Premier McKeeva Bush called a meeting of liquor licence holders and Liquor Licence board members Monday afternoon to warn them that liquor licence fees will increase in order to raise revenue for next year’s budget.
“I come with no set figures in mind. There has to be some increase, and certainly we want to work with business. We want to work with the industry as much as possible,” said Mr. Bush, who is also Minister of Finance, Tourism and Development. “I don’t have to tell you that government cost has gone up. I think everyone knows that by now, and we’re trying to do something about it to the extent that we’ve been told by the Foreign Office to ‘do something about it or we’re going to do it’.”
More than 100 people attended the impromptu gathering at the Harquail Theatre, where licence holders pitched ideas such as graduated fees based on the size of businesses, allowing longer operating hours and lifting the moratorium on the issuance of new licences.
Saying lawmakers would propose an interim budget to cover two months of government spending, Mr.
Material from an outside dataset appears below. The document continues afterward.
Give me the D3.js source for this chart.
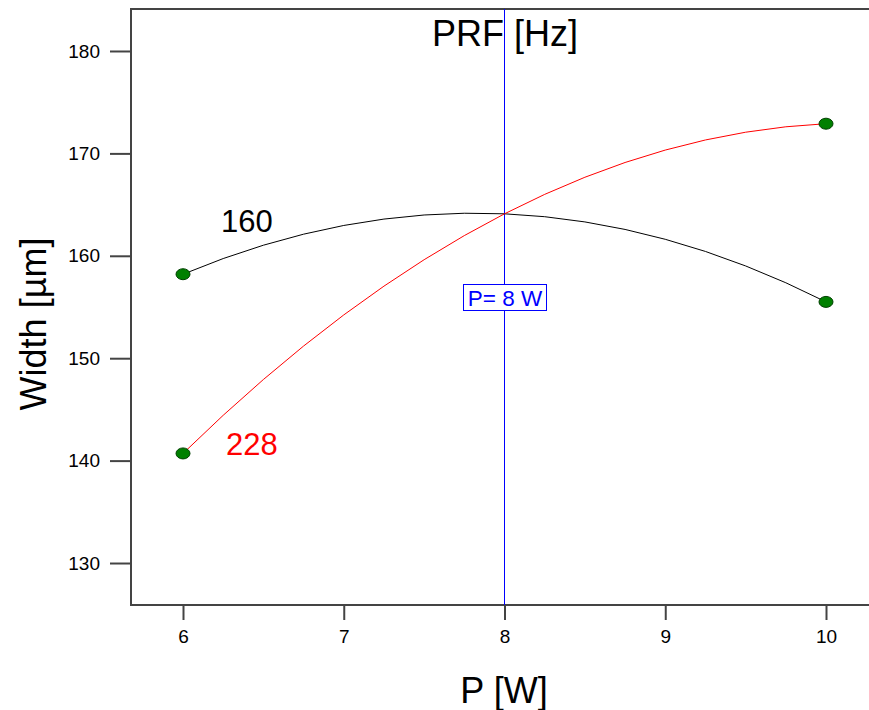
<!DOCTYPE html>
<html>
<head>
<meta charset="utf-8">
<script src="https://cdn.jsdelivr.net/npm/d3@7"></script>
<style>
  body { margin: 0; background: #fff; }
  svg { display: block; font-family: Arial, "Liberation Sans", sans-serif; }
</style>
</head>
<body>
<div id="chart"></div>
<script>
// Width vs power for two PRF levels, P held at 8 W
const powerLevels = [6, 8, 10];
const prfSeries = ["160", "228"];
const width160 = [158.2, 164.1, 155.5];
const width228 = [140.7, 164.1, 172.9];
const xTicks = [6, 7, 8, 9, 10];
const yTicks = [130, 140, 150, 160, 170, 180];
const markerP = 8;

const svg = d3.select("#chart")
  .append("svg")
  .attr("width", 869)
  .attr("height", 710);

const plotL = 131, plotT = 9, plotR = 870, plotB = 605;

const x = d3.scaleLinear().domain([5.6765, 10.2737]).range([plotL, plotR]);
const y = d3.scaleLinear().domain([125.9, 184.1]).range([plotB, plotT]);

// frame
svg.append("rect")
  .attr("x", plotL)
  .attr("y", plotT)
  .attr("width", plotR - plotL + 4)
  .attr("height", plotB - plotT)
  .attr("fill", "none")
  .attr("stroke", "#444")
  .attr("stroke-width", 2);

const xAxis = svg.append("g")
  .attr("transform", `translate(0,${plotB})`)
  .call(d3.axisBottom(x).tickValues(xTicks).tickSize(15).tickPadding(10).tickFormat(d3.format("d")));
xAxis.select(".domain").remove();
xAxis.selectAll("line").attr("stroke", "#444").attr("stroke-width", 2);
xAxis.selectAll("text").style("font-size", "19px").attr("fill", "#000");

const yAxis = svg.append("g")
  .attr("transform", `translate(${plotL},0)`)
  .call(d3.axisLeft(y).tickValues(yTicks).tickSize(21).tickPadding(10).tickFormat(d3.format("d")));
yAxis.select(".domain").remove();
yAxis.selectAll("line").attr("stroke", "#444").attr("stroke-width", 2);
yAxis.selectAll("text").style("font-size", "19px").attr("fill", "#000");

// vertical marker at P = 8 W
svg.append("line")
  .attr("x1", Math.floor(x(markerP)) + 0.5).attr("x2", Math.floor(x(markerP)) + 0.5)
  .attr("y1", plotT).attr("y2", plotB)
  .attr("stroke", "#0000ff")
  .attr("stroke-width", 1)
  .attr("shape-rendering", "crispEdges");

// parabola through the three points as a quadratic bezier
function quadPath(vals) {
  const p = d3.path();
  const cy = 2 * vals[1] - (vals[0] + vals[2]) / 2;
  p.moveTo(x(powerLevels[0]), y(vals[0]));
  p.quadraticCurveTo(x(powerLevels[1]), y(cy), x(powerLevels[2]), y(vals[2]));
  return p.toString();
}

const series = [
  {name: prfSeries[0], values: width160, color: "#000000"},
  {name: prfSeries[1], values: width228, color: "#ff0000"}
];

svg.selectAll(".curve")
  .data(series)
  .enter()
  .append("path")
  .attr("class", "curve")
  .attr("d", d => quadPath(d.values))
  .attr("fill", "none")
  .attr("stroke", d => d.color)
  .attr("stroke-width", 1);

// end point markers
const ends = [];
series.forEach(s => {
  [0, 2].forEach(i => ends.push({p: powerLevels[i], w: s.values[i]}));
});
svg.selectAll(".pt")
  .data(ends)
  .enter()
  .append("ellipse")
  .attr("class", "pt")
  .attr("cx", d => x(d.p))
  .attr("cy", d => y(d.w))
  .attr("rx", 7)
  .attr("ry", 5.5)
  .attr("fill", "#008000")
  .attr("stroke", "#004000")
  .attr("stroke-width", 1);

// series labels
svg.append("text")
  .attr("x", 221).attr("y", 232)
  .text(prfSeries[0])
  .attr("fill", "#000")
  .style("font-size", "31px");

svg.append("text")
  .attr("x", 226).attr("y", 455)
  .text(prfSeries[1])
  .attr("fill", "#ff0000")
  .style("font-size", "31px");

// P = 8 W box
const boxG = svg.append("g");
boxG.append("rect")
  .attr("x", 463.5).attr("y", 284.5)
  .attr("width", 83).attr("height", 26)
  .attr("fill", "#fff")
  .attr("stroke", "#0000ff")
  .attr("stroke-width", 1);
boxG.append("text")
  .attr("x", 505).attr("y", 306)
  .attr("text-anchor", "middle")
  .text("P= 8 W")
  .attr("fill", "#0000ff")
  .style("font-size", "22.5px");

// titles
svg.append("text")
  .attr("x", 432).attr("y", 46)
  .text("PRF [Hz]")
  .attr("fill", "#000")
  .style("font-size", "36px");

svg.append("text")
  .attr("x", 504).attr("y", 703)
  .attr("text-anchor", "middle")
  .text("P [W]")
  .attr("fill", "#000")
  .style("font-size", "36px");

svg.append("text")
  .attr("transform", "translate(46,324) rotate(-90)")
  .attr("text-anchor", "middle")
  .text("Width [µm]")
  .attr("fill", "#000")
  .style("font-size", "36px");
</script>
</body>
</html>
Bush said the interim budget would state that fees for liquor licence and music and dancing licence will increase, and hopefully say by how much they will increase.
He said changing the fees would take a separate law, so that would occur sometime between now and the end of August.
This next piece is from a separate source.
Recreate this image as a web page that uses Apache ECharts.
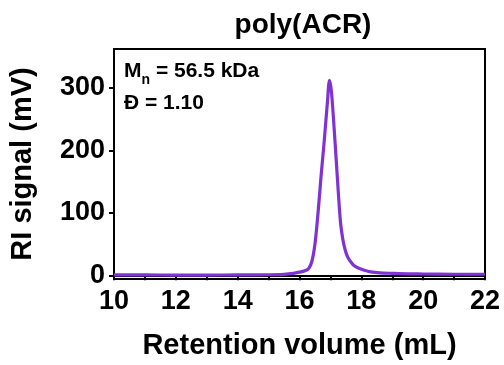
<!DOCTYPE html>
<html>
<head>
<meta charset="utf-8">
<script src="https://cdn.jsdelivr.net/npm/echarts@6/dist/echarts.min.js"></script>
<style>
  html, body { margin: 0; padding: 0; background: #ffffff; }
  #chart { width: 504px; height: 365px; }
</style>
</head>
<body>
<div id="chart"></div>
<script>
// GPC trace of poly(ACR): retention volume (mL) vs RI detector signal (mV)
const retentionVolume = [10, 11, 12, 13, 14, 15, 15.5, 15.8, 16.0, 16.2, 16.3, 16.4, 16.5, 16.6, 16.7, 16.8, 16.9, 16.97, 17.03, 17.1, 17.2, 17.32, 17.4, 17.48, 17.56, 17.65, 17.75, 17.9, 18.1, 18.3, 18.6, 19.0, 19.5, 20, 21, 22];
const riSignal        = [0.5, 0.5, 0.3, 0.3, 0.5, 0.8, 1.5, 3, 5, 7.5, 11, 22, 50, 100, 160, 215, 275, 312, 295, 250, 175, 88, 58, 40, 29, 22, 16, 11.5, 8, 5.5, 3.8, 3, 2.2, 2, 1.6, 1.6];
const xTickLabels = [10, 12, 14, 16, 18, 20, 22];
const yTickLabels = [0, 100, 200, 300];

const chartTitle = 'poly(ACR)';
const xName = 'Retention volume (mL)';
const yName = 'RI signal (mV)';

const FONT = '"Liberation Sans", Arial, sans-serif';
const chart = echarts.init(document.getElementById('chart'), null, { renderer: 'canvas' });

chart.setOption({
  backgroundColor: '#ffffff',
  animation: false,
  title: {
    text: chartTitle,
    left: 298,
    textAlign: 'center',
    top: 6,
    textStyle: { fontFamily: FONT, fontWeight: 'bold', fontSize: 28, color: '#000' }
  },
  grid: {
    left: 113, right: 19, top: 49, bottom: 86,
    show: true, borderColor: '#000', borderWidth: 2, backgroundColor: 'transparent'
  },
  xAxis: {
    type: 'value', min: 10, max: 22, interval: 1,
    name: xName, nameLocation: 'middle', nameGap: 52,
    nameTextStyle: { fontFamily: FONT, fontWeight: 'bold', fontSize: 29, color: '#000' },
    axisLine: { lineStyle: { color: '#000', width: 2 } },
    axisTick: { show: true, length: 5, lineStyle: { color: '#000', width: 2 } },
    axisLabel: {
      customValues: xTickLabels, margin: 9,
      fontFamily: FONT, fontWeight: 'bold', fontSize: 27, color: '#000'
    },
    splitLine: { show: false }
  },
  yAxis: {
    type: 'value', min: -6, max: 362,
    name: yName, nameLocation: 'middle', nameGap: 77, nameRotate: 90,
    nameTextStyle: { fontFamily: FONT, fontWeight: 'bold', fontSize: 29, color: '#000' },
    axisLine: { show: true, lineStyle: { color: '#000', width: 2 } },
    axisTick: { show: true, customValues: yTickLabels, length: 5, lineStyle: { color: '#000', width: 2 } },
    axisLabel: {
      customValues: yTickLabels, margin: 9,
      fontFamily: FONT, fontWeight: 'bold', fontSize: 27, color: '#000'
    },
    splitLine: { show: false }
  },
  graphic: [{
    type: 'text',
    left: 124, top: 61,
    style: {
      text: '{b|M}{s|n}{b| = 56.5 kDa}\n{b|Đ = 1.10}',
      rich: {
        b: { fontFamily: FONT, fontWeight: 'bold', fontSize: 21, color: '#000', lineHeight: 32 },
        s: { fontFamily: FONT, fontWeight: 'bold', fontSize: 14, color: '#000', verticalAlign: 'bottom', padding: [10, 0, 0, 0], lineHeight: 32 }
      }
    }
  }],
  series: [{
    type: 'line',
    data: retentionVolume.map((v, i) => [v, riSignal[i]]),
    showSymbol: false,
    smooth: 0.3,
    lineStyle: { color: '#7f33d6', width: 3.2 },
    clip: true
  }]
});
</script>
</body>
</html>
“I have been able to earmark any revenue coming from this to put into the new hospitality services training school. It will go to offset that cost,” Mr. Bush said.
The Cayman Islands budget must be approved by the UK’s Foreign and Commonwealth Office, which rejected an earlier version of the budget as having “unsustainable expenditures”.
Mr. Bush told the audience Monday that if the local government doesn’t increase liquor licence fees, then the UK authorities will likely propose far steeper increases than Cayman’s government would.
“They’re going to say, ‘increase it’. They’re going to say that,” he said.
Currently, liquor licence fees range from $1,000-$4,800 per year, depending on the nature and size of the business. Music and dancing licences are $500 per year.